Anger in China after 27 people killed in Covid quarantine bus crash

This article is more than 1 year old

Tragedy in Guizhou province became a lightning rod for social media criticism of zero-Covid policy before posts were shut down

Anger has flared among social media users in China after 27 people died when a bus carrying them to a Covid-19 quarantine facility crashed in the south-west province of Guizhou.

With millions of Chinese still under tight restrictions thanks to Beijing’s strict zero-Covid strategy, the deaths in the early hours of Sunday quickly became a lightning rod for criticism of the government. Only two people have died from Covid in Guizhou in the entire pandemic.

“What proof do you have that you won’t be on that bus at night someday?” read one popular post on the Twitter-like Weibo site.

The top-rated reply read: “Who said we’re not on that bus late at night, we’re clearly all there. We’re all on this terrifying, dark bus.”

The bus crash quickly became Weibo’s top trending topic on Sunday afternoon before it suddenly disappeared from the top 50 trending topics.

At least some widely shared and angry blogs on the topic were deleted from WeChat soon after publication, but some reports and comments initially remained, though many of the more critical ones were removed from Weibo.

The crash took place on a highway in rural Guizhou province when the vehicle carrying 47 people “flipped onto its side”, Sandu county police said in a statement on social media.

Twenty people were being treated for injuries and emergency responders were dispatched to the scene in remote Qiannan prefecture, police said.

Photos shared widely on social media on Sunday showed a gold-coloured passenger bus, its top completely crumpled, being towed by a truck.

Another viral photo appeared to show the bus driving at night, with the driver and passengers wearing hazmat suits, which are still commonly worn in China to protect against Covid.

The Guizhou government confirmed later on Sunday that the vehicle had been “transporting people linked to the epidemic to quarantine” from the provincial capital of Guiyang, and that the accident occurred around 2.40am on Sunday.

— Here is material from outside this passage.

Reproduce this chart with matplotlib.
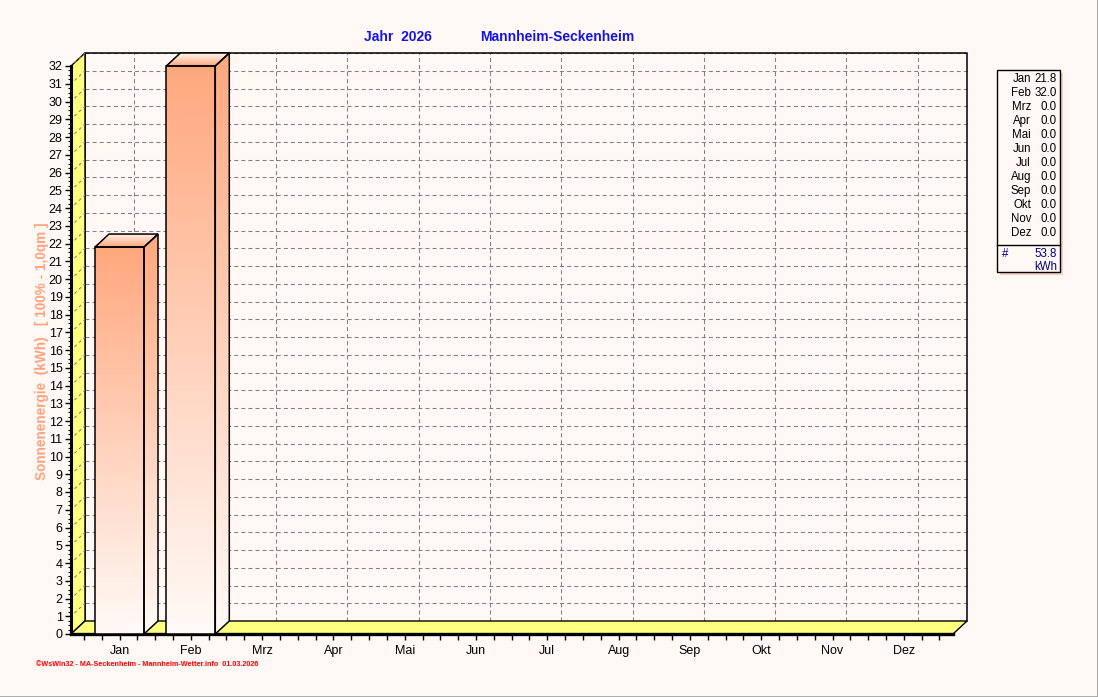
import numpy as np
import matplotlib
matplotlib.use("Agg")
import matplotlib.pyplot as plt
from matplotlib.patches import Polygon, Rectangle
from matplotlib.ticker import MultipleLocator
from matplotlib.colors import LinearSegmentedColormap

# ---------------- data ----------------
months = ['Jan', 'Feb', 'Mrz', 'Apr', 'Mai', 'Jun', 'Jul', 'Aug', 'Sep', 'Okt', 'Nov', 'Dez']
values = [21.8, 32.0, 0.0, 0.0, 0.0, 0.0, 0.0, 0.0, 0.0, 0.0, 0.0, 0.0]
yticks = list(range(0, 33))
total_label = '53.8'
unit_label = 'kWh'
title_left = 'Jahr  2026'
title_right = 'Mannheim-Seckenheim'
ylabel = 'Sonnenenergie  (kWh)   [ 100% - 1,0qm ]'
footer = '©WsWin32 - MA-Seckenheim - Mannheim-Wetter.info  01.03.2026'

# ---------------- style ----------------
W, H = 1098, 697
BG = '#FFF8F4'
YELLOW = '#FFFF80'
SALMON = '#FFA87E'
LIGHT = '#FFFAF7'
GRID = '#808080'
plt.rcParams['font.family'] = ['Liberation Sans', 'DejaVu Sans']
plt.rcParams['lines.scale_dashes'] = False

fig = plt.figure(figsize=(W / 100, H / 100), dpi=100, facecolor=BG)


def fx(x):
    return x / W


def fy(y):
    return 1 - y / H


# front plane in pixels
L, R, T, B = 71, 953, 66, 634
ax = fig.add_axes([fx(L), fy(B), (R - L) / W, (B - T) / H])
ax.set_facecolor('none')

cat_px0, cat_step = 119.5, 71.3
xmin = (L - cat_px0) / cat_step
xmax = (R - cat_px0) / cat_step
ymin, ymax = 0, 32
ax.set_xlim(xmin, xmax)
ax.set_ylim(ymin, ymax)
DX = 14 / cat_step
DY = 13 * (ymax - ymin) / (B - T)

x = np.arange(len(months))

# axes / ticks
for s in ['top', 'right']:
    ax.spines[s].set_visible(False)
ax.spines['left'].set_linewidth(2.2)
ax.spines['bottom'].set_linewidth(2.4)
ax.set_yticks(yticks)
ax.set_yticklabels([str(v) for v in yticks])
ax.yaxis.set_minor_locator(MultipleLocator(0.25))
ax.set_xticks(x)
ax.set_xticklabels(months)
ax.xaxis.set_minor_locator(MultipleLocator(0.25))
ax.tick_params(axis='y', which='major', length=4, width=1, pad=2, labelsize=9)
ax.tick_params(axis='y', which='minor', length=2, width=0.8)
ax.tick_params(axis='x', which='major', length=4, width=1, pad=4, labelsize=9)
ax.tick_params(axis='x', which='minor', length=4, width=1)

dash = (0, (2.9, 2.2))
# back wall grid
for v in yticks[1:]:
    ax.plot([xmin + DX, xmax + DX], [v + DY, v + DY], color=GRID, lw=0.75,
            linestyle=dash, clip_on=False, zorder=1)
    ax.plot([xmin, xmin + DX], [v, v + DY], color=GRID, lw=0.75,
            linestyle=(1, (2.2, 2.2)), clip_on=False, zorder=2.5)
for xi in x:
    ax.plot([xi + DX, xi + DX], [ymin + DY, ymax + DY], color=GRID, lw=0.75,
            linestyle=dash, clip_on=False, zorder=1)
# back wall border
ax.plot([xmin + DX, xmin + DX, xmax + DX, xmax + DX],
        [ymin + DY, ymax + DY, ymax + DY, ymin + DY], color='black', lw=1.1,
        clip_on=False, zorder=1.5)

# left wall
ax.add_patch(Polygon([[xmin, ymin], [xmin, ymax], [xmin + DX, ymax + DY], [xmin + DX, ymin + DY]],
                     closed=True, facecolor=YELLOW, edgecolor='black', lw=1.0,
                     clip_on=False, zorder=2))
# floor
ax.add_patch(Polygon([[xmin, ymin], [xmax, ymin], [xmax + DX, ymin + DY], [xmin + DX, ymin + DY]],
                     closed=True, facecolor=YELLOW, edgecolor='black', lw=1.0,
                     clip_on=False, zorder=2))

cmap_v = LinearSegmentedColormap.from_list('v', [LIGHT, SALMON])
cmap_top = LinearSegmentedColormap.from_list('t', [SALMON, '#FFF6F0'])


def grad_face(poly_pts, z, direction='v'):
    poly = Polygon(poly_pts, closed=True, facecolor='none', edgecolor='black', lw=1.1,
                   clip_on=False, zorder=z + 0.1)
    ax.add_patch(poly)
    pts = np.array(poly_pts)
    x0, x1 = pts[:, 0].min(), pts[:, 0].max()
    y0, y1 = pts[:, 1].min(), pts[:, 1].max()
    if direction == 'v':
        g = np.linspace(0, 1, 256).reshape(-1, 1)
        im = ax.imshow(g, cmap=cmap_v, origin='lower', extent=(x0, x1, y0, y1),
                       aspect='auto', interpolation='bilinear', zorder=z)
    else:
        g = np.linspace(0, 1, 64).reshape(-1, 1)
        im = ax.imshow(g, cmap=cmap_top, origin='lower', extent=(x0, x1, y0, y1),
                       aspect='auto', interpolation='bilinear', zorder=z)
    im.set_clip_path(poly)
    im.set_clip_box(fig.bbox)
    return im


bw = 49 / cat_step
for xi, v in zip(x, values):
    if v <= 0:
        continue
    l, r = xi - bw / 2, xi + bw / 2
    # front
    grad_face([[l, 0], [r, 0], [r, v], [l, v]], 3)
    # side
    grad_face([[r, 0], [r + DX, DY], [r + DX, v + DY], [r, v]], 3)
    # top
    grad_face([[l, v], [r, v], [r + DX, v + DY], [l + DX, v + DY]], 3, direction='t')

ax.set_xlim(xmin, xmax)
ax.set_ylim(ymin, ymax)

# titles
fig.text(fx(398), fy(37), title_left, color='#1414E6', fontsize=10, fontweight='bold',
         ha='center', va='center')
fig.text(fx(557), fy(37), title_right, color='#1414E6', fontsize=10, fontweight='bold',
         ha='center', va='center')
fig.text(fx(42), fy(351), ylabel, color='#FFA27C', fontsize=9.8, fontweight='bold',
         rotation=90, ha='center', va='center')
fig.text(fx(36), fy(665), footer, color='#FF0000', fontsize=5.2, fontweight='bold',
         ha='left', va='center')

# legend box
fig.patches.append(Rectangle((fx(1000), fy(275)), 63 / W, 202 / H, transform=fig.transFigure,
                             facecolor='#F8D2C0', edgecolor='none', zorder=5))
fig.patches.append(Rectangle((fx(997), fy(272)), 63 / W, 202 / H, transform=fig.transFigure,
                             facecolor=BG, edgecolor='black', lw=1.0, zorder=6))
fig.add_artist(plt.Line2D([fx(997), fx(1060)], [fy(245), fy(245)], transform=fig.transFigure,
                          color='black', lw=1.0, zorder=7))
for i, (m, v) in enumerate(zip(months, values)):
    yy = 79 + i * 13.97
    fig.text(fx(1031), fy(yy), m, fontsize=8.3, ha='right', va='center', zorder=8)
    fig.text(fx(1057), fy(yy), f'{v:.1f}', fontsize=8.3, ha='right', va='center', zorder=8)
fig.text(fx(1002), fy(254), '#', fontsize=8.3, color='#000080', ha='left', va='center', zorder=8)
fig.text(fx(1057), fy(254), total_label, fontsize=8.3, color='#000080', ha='right', va='center', zorder=8)
fig.text(fx(1057), fy(267), unit_label, fontsize=8.3, color='#000080', ha='right', va='center', zorder=8)

# outer frame lines (bottom/right)
fig.add_artist(plt.Line2D([0, fx(1097.5), fx(1097.5)], [fy(696.5), fy(696.5), 1],
                          transform=fig.transFigure, color='#A0A0A0', lw=1.2))

fig.savefig('out.png', dpi=100, facecolor=BG)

“At present, on-site rescue work is basically completed, the treatment of the injured and aftercare of the deceased are being carried out in an orderly manner, and the cause of the accident is under investigation,” the local government said on social media.

It was not clear whether the passengers were infected with Covid, close contacts or living in the same building as virus patients. The zero-Covid policy has often seen entire housing compounds of thousands of people relocated to purpose-built quarantine facilities, sometimes hundreds of kilometres away.

Guizhou’s Communist party chief and the provincial governor “rushed” to Qiannan prefecture to direct emergency response work, the local government said, adding the officials “expressed deep condolences to the victims”.

“It is necessary to draw a lesson from the accident, examine the quarantine and transportation of epidemic-linked personnel and hidden dangers in traffic safety ... [and] resolutely curb the occurrence of major accidents,” the statement said.

Guizhou recorded 712 new confirmed cases on Saturday, which made up around 70% of all new cases in China and was a big jump from 154 cases in the province the previous day, China’s national health commission data showed on Sunday. Guiyang, the capital and home to 6 million people, was locked down earlier in September.

Local officials are under pressure to keep outbreaks under control, especially now, in the lead-up to the party congress in October.